Being a geek, my favorite game show is Jeopardy! We gather around from time to time at the day job and read Jeopardy! questions to one another, training for that shining day where I might actually get that callback to be on the show. I try to keep myself mentally fit, reading facts from The New York Times and memorizing the originator of the "world's silliest bottom burp." The answer to the latter is "Rik" for those of you fans of BBC's The Young Ones.
So in light of both my fandom of Jeopardy! and my fascination with cybernetics and transhumanism, you can imagine how interesting the past week has been. An IBM computer system named "Watson" appeared on the game show and managed to best the game's greatest players. This was quite a test for artificial intelligence. After all, many questions on Jeopardy! deal with the nuances of language. Would "Watson" be able to parse these subtleties? The answer appears to be a resounding "yes."
Dr. Ray Kurzweil, author of The Singularity Is Near and a transhuman guru, wrote an essay called "The Significance of Watson," reflecting on the AI's triumph. One of the interesting points that Kurzweil brings up is the defensive nature that people tend to take on when confronted with this form of technological achievement. When IBM's Deep Blue computer defeated champion Gary Kasparov in chess back in 1997, many wrote it off as "well, that's just chess." In other words, the game is not exactly exemplary of human thinking. That position is tenuous at best, but it was there. Now comes this victory for a "thinking machine" that seems to handle the random intricacies of human language. Again, I am thinking people will downplay this by saying, "it's just a game show, for cryin' out loud."
Not so fast.
Kurzweil has predicted that computers will not only achieve intelligence but will attain human-like consciousness by 2030. Watson is another brick in the road towards that point, that "singularity" wherein the difference between human and machine becomes paper thin. This is no small achievement and I would argue that anyone attempting to downplay it is reacting in part out of fear of some sci-fi scenario where humans lose legitimacy. If anything, artificial intelligence such as Watson will greatly benefit us.
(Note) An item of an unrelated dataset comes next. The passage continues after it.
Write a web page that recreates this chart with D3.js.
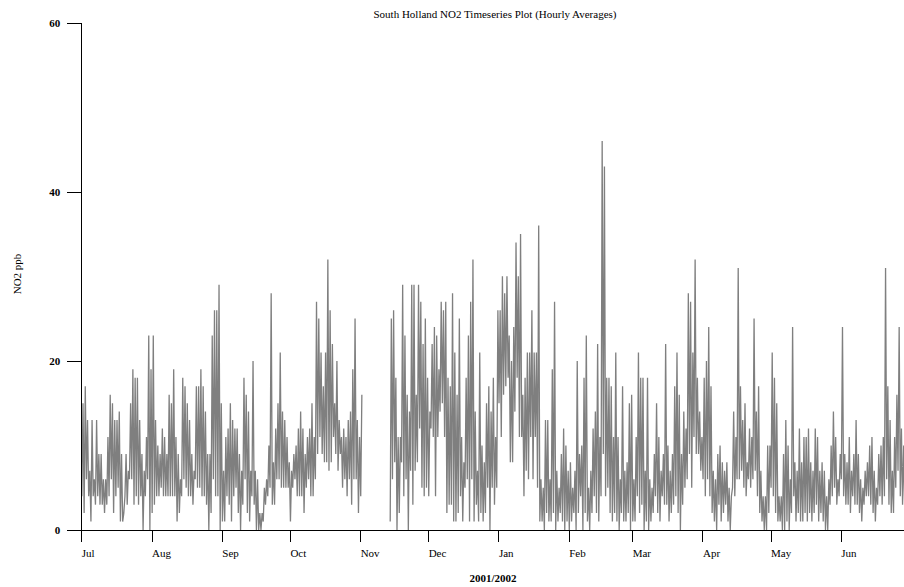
<!DOCTYPE html>
<html>
<head>
<meta charset="utf-8">
<script src="https://cdn.jsdelivr.net/npm/d3@7"></script>
<style>
  body { margin: 0; background: #fff; }
  svg { display: block; }
  text { font-family: "Liberation Serif", "DejaVu Serif", serif; fill: #000; }
</style>
</head>
<body>
<svg id="chart" width="904" height="587"></svg>
<script>
// South Holland NO2 (ppb), July 2001 - June 2002.
// Each month holds one [low, high] pair per day (morning / evening readings);
// null marks days with no monitoring data.
const yTicks = [0, 20, 40, 60];
const titleText = "South Holland NO2 Timeseries Plot (Hourly Averages)";
const xLabel = "2001/2002";
const yLabel = "NO2 ppb";

const jul = [[4,15],[2,17],[6,13],[4,7],[1,13],[4,6],[3,13],[4,9],[3,9],[3,6],
  [2,6],[3,11],[4,16],[6,15],[2,13],[4,13],[5,14],[1,9],[1,2],[4,9],
  [3,7],[6,15],[6,19],[3,18],[4,18],[3,13],[4,9],[0,7],[4,11],[6,23],[0,19]];
const aug = [[2,23],[3,13],[4,10],[4,9],[5,12],[4,11],[4,9],[4,16],[4,15],[4,19],
  [4,11],[1,9],[2,6],[4,18],[6,17],[5,15],[4,13],[4,9],[3,7],[6,17],
  [5,17],[5,19],[4,17],[4,14],[3,9],[0,9],[2,23],[6,26],[4,26],[4,29],[0,15]];
const sep = [[1,7],[1,11],[4,12],[3,15],[1,13],[4,12],[5,12],[2,9],[0,7],[3,18],
  [6,16],[2,14],[1,7],[4,20],[3,7],[0,6],[0,2],[0,2],[1,5],[3,6],
  [4,10],[5,28],[3,8],[3,12],[6,15],[6,21],[5,14],[5,13],[5,11],[5,8]];
const oct = [[1,7],[5,9],[6,10],[4,12],[4,14],[4,12],[2,9],[5,11],[6,12],[4,15],
  [4,11],[6,27],[9,25],[11,21],[9,17],[8,21],[8,32],[7,26],[8,22],[11,15],
  [9,20],[7,13],[9,11],[5,12],[6,11],[4,13],[6,14],[3,19],[6,25],[6,13],[2,11]];
const nov = [[4,16],null,null,null,null,null,null,null,null,null,
  null,null,null,[1,25],[6,26],[8,18],[0,11],[2,11],[8,29],[4,23],
  [6,16],[0,14],[7,29],[3,29],[7,16],[8,29],[12,27],[5,22],[4,25],[5,18]];
const dec = [[4,14],[12,22],[11,24],[4,23],[11,19],[14,27],[15,26],[11,27],[2,18],[3,17],
  [3,28],[1,21],[1,16],[2,25],[4,11],[1,8],[5,18],[6,23],[1,27],[6,32],
  [1,14],[3,7],[1,21],[2,10],[1,8],[2,15],[5,17],[0,14],[5,18],[3,11],[5,26]];
const jan = [[15,26],[11,30],[16,28],[17,30],[18,23],[8,20],[8,24],[14,34],[18,30],[11,35],
  [11,16],[4,18],[7,21],[6,21],[11,26],[6,21],[11,21],[5,36],[1,6],[1,5],
  [0,13],[2,13],[1,6],[1,19],[2,27],[0,7],[1,5],[2,9],[1,12],[0,10],[1,7]];
const feb = [[0,8],[1,5],[2,7],[0,20],[2,9],[4,10],[0,18],[2,23],[1,5],[0,7],
  [2,12],[4,14],[2,22],[1,11],[4,46],[9,43],[4,18],[5,18],[2,17],[1,11],
  [2,21],[1,11],[0,6],[2,17],[1,7],[1,8],[2,15],[0,16]];
const mar = [[1,6],[1,11],[4,21],[2,18],[3,18],[0,7],[1,18],[0,6],[1,5],[2,9],
  [4,15],[2,11],[1,7],[4,9],[3,22],[3,10],[1,7],[2,9],[3,17],[4,21],
  [2,16],[0,9],[3,14],[5,12],[6,28],[9,27],[5,21],[11,32],[9,18],[9,14],[7,11]];
const apr = [[6,18],[4,20],[6,24],[4,17],[2,7],[1,6],[0,9],[3,10],[1,8],[2,7],
  [3,8],[1,5],[0,4],[5,14],[4,11],[6,31],[6,17],[7,13],[5,15],[4,8],
  [6,12],[5,11],[6,25],[7,14],[4,17],[2,7],[1,4],[0,4],[0,10],[2,10]];
const may = [[5,21],[4,18],[2,15],[1,4],[1,4],[0,9],[0,13],[1,10],[0,6],[2,24],
  [4,8],[1,7],[2,12],[1,8],[1,11],[2,11],[1,12],[2,8],[1,7],[2,12],
  [3,11],[1,7],[2,8],[1,7],[0,4],[0,6],[3,10],[4,14],[5,11],[3,6],[4,9]];
const jun = [[6,24],[4,9],[3,8],[3,11],[2,7],[4,9],[3,13],[3,9],[2,6],[1,5],
  [3,7],[4,8],[4,10],[3,11],[2,7],[1,5],[3,9],[4,10],[3,11],[4,31],
  [6,17],[3,13],[2,7],[2,11],[5,16],[7,24],[4,12],[3,10],[2,9],[3,8]];

const months = [jul, aug, sep, oct, nov, dec, jan, feb, mar, apr, may, jun];
const start = new Date(2001, 6, 1);
const end = new Date(2002, 6, 1);

// Flatten the daily pairs into a time-ordered series.
const series = [];
months.forEach((days, m) => {
  const first = d3.timeMonth.offset(start, m);
  days.forEach((pair, i) => {
    const day = d3.timeDay.offset(first, i);
    if (pair === null) {
      series.push({ t: d3.timeHour.offset(day, 12), v: null });
      return;
    }
    series.push({ t: d3.timeHour.offset(day, 6), v: pair[0] });
    series.push({ t: d3.timeHour.offset(day, 18), v: pair[1] });
  });
});

const svg = d3.select("#chart");
const x = d3.scaleTime().domain([start, end]).range([81.3, 908.8]);
const y = d3.scaleLinear().domain([0, 60]).range([530, 22.7]);

// Data trace
const line = d3.line()
  .defined(d => d.v !== null)
  .x(d => x(d.t))
  .y(d => y(d.v));

svg.append("path")
  .datum(series)
  .attr("fill", "none")
  .attr("stroke", "#7f7f7f")
  .attr("stroke-width", 1.3)
  .attr("stroke-linejoin", "miter")
  .attr("d", line);

// Y axis
const yAxis = svg.append("g")
  .attr("transform", "translate(81.3,0)")
  .call(d3.axisLeft(y).tickValues(yTicks).tickSize(14).tickSizeOuter(0).tickPadding(7));
yAxis.selectAll("text")
  .style("font-family", '"Liberation Serif", serif')
  .style("font-size", "11px")
  .style("font-weight", "bold");

// X axis: one tick at the start of each month
const xAxis = svg.append("g")
  .attr("transform", "translate(0,530)")
  .call(d3.axisBottom(x)
    .tickValues(d3.timeMonth.range(start, end))
    .tickFormat(d3.timeFormat("%b"))
    .tickSize(12).tickSizeOuter(0).tickPadding(7));
xAxis.selectAll("text")
  .attr("text-anchor", "start")
  .style("font-family", '"Liberation Serif", serif')
  .style("font-size", "11px");

svg.selectAll(".domain, .tick line")
  .attr("stroke", "#000")
  .attr("stroke-width", 1)
  .attr("shape-rendering", "crispEdges");

// Titles
svg.append("text")
  .attr("x", 495).attr("y", 18)
  .attr("text-anchor", "middle")
  .style("font-size", "11px")
  .text(titleText);

svg.append("text")
  .attr("x", 493).attr("y", 582)
  .attr("text-anchor", "middle")
  .style("font-size", "11px")
  .style("font-weight", "bold")
  .text(xLabel);

svg.append("text")
  .attr("transform", "translate(21,274) rotate(-90)")
  .attr("text-anchor", "middle")
  .style("font-size", "11px")
  .text(yLabel);
</script>
</body>
</html>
I recently read of Watson's relevancy explained via this scenario: Imagine a patient goes into a doctor's office complaining of certain symptoms. An AI takes these symptoms and returns six different diagnoses. Of those six, it is likely that one or two of them will be unlikely or just outlandish. Discounting them, if there is but one other likely diagnosis in the bunch that the doctor might not have otherwise considered, then the AI has paid for itself. Still, we're a bit of a ways from something like Watson fitting on either our desktops or in our smart phones. Watson runs on 90 servers. But that will not be an obstacle for much longer.
Except for the fact that I may never win on Jeopardy! that is.